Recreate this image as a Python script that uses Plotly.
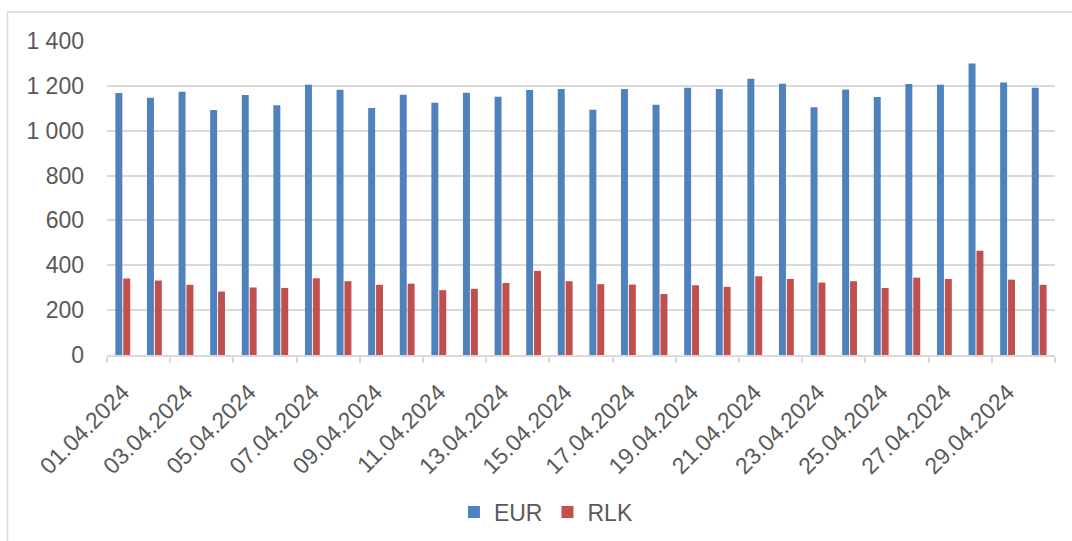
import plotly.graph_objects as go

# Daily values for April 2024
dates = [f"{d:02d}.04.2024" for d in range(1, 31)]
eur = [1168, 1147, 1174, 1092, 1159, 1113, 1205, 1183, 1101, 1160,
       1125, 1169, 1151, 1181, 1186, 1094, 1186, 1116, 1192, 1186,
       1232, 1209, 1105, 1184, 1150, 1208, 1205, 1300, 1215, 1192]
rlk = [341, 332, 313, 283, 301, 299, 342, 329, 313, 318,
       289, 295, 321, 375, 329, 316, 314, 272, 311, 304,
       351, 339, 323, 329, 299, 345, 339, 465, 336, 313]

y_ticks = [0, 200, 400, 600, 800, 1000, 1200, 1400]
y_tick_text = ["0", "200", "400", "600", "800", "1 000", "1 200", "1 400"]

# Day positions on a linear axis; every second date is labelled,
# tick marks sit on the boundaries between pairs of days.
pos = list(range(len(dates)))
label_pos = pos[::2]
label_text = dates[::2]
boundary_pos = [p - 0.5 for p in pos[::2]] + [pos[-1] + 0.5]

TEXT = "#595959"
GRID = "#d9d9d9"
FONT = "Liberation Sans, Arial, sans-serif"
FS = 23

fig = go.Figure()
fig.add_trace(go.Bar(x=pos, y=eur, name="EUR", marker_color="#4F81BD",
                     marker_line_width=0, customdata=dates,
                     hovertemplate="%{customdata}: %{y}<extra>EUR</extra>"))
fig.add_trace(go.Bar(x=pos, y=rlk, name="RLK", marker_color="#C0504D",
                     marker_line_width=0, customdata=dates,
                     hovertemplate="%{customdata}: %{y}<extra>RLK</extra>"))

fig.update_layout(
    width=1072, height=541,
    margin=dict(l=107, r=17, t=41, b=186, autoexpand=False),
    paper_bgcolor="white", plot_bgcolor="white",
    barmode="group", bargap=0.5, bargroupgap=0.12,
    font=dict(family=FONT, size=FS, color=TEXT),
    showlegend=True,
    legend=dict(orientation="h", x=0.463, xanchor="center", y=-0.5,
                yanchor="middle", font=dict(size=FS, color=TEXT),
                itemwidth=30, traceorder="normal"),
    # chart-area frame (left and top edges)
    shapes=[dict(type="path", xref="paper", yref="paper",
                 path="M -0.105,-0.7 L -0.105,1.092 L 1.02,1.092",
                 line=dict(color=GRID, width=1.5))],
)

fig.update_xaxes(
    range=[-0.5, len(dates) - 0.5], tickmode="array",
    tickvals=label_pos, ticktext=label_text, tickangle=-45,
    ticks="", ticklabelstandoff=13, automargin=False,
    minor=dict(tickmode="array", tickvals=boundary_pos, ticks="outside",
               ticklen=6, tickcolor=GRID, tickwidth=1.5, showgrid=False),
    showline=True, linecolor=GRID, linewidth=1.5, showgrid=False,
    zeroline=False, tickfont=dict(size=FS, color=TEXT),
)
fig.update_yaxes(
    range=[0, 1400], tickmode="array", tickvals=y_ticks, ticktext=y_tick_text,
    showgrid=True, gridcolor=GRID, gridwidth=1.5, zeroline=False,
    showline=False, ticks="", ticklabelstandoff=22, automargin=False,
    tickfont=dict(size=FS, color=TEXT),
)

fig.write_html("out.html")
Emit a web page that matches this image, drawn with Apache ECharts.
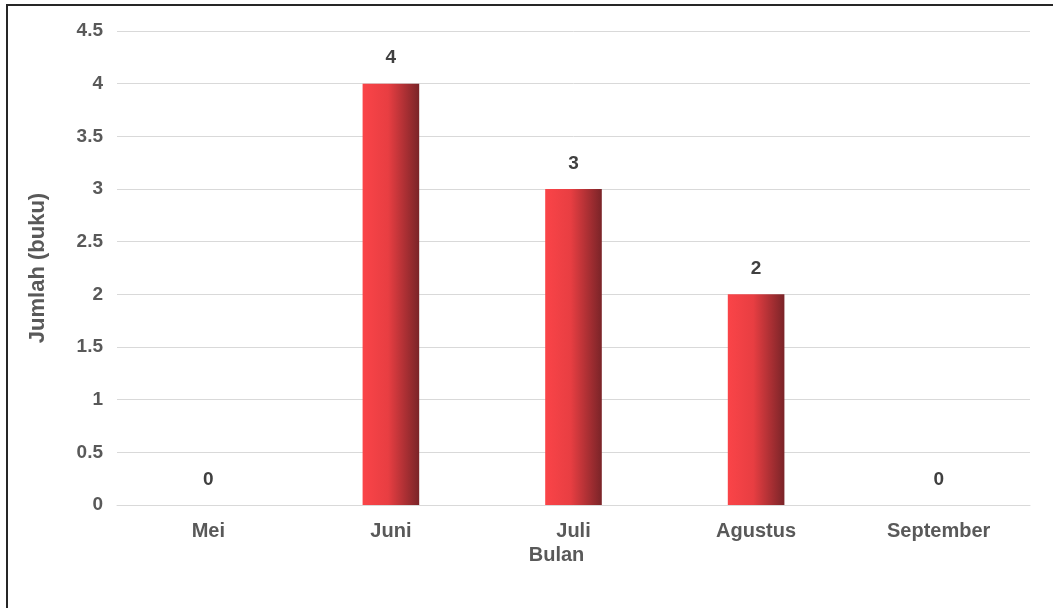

SHORT PROBLEM
Pull out all lines from the entries above in which the word "this" appears.

THE OUTPUT
Recreate this image as a Python script that uses Plotly.
Emit a web page that matches this image, drawn with Apache ECharts.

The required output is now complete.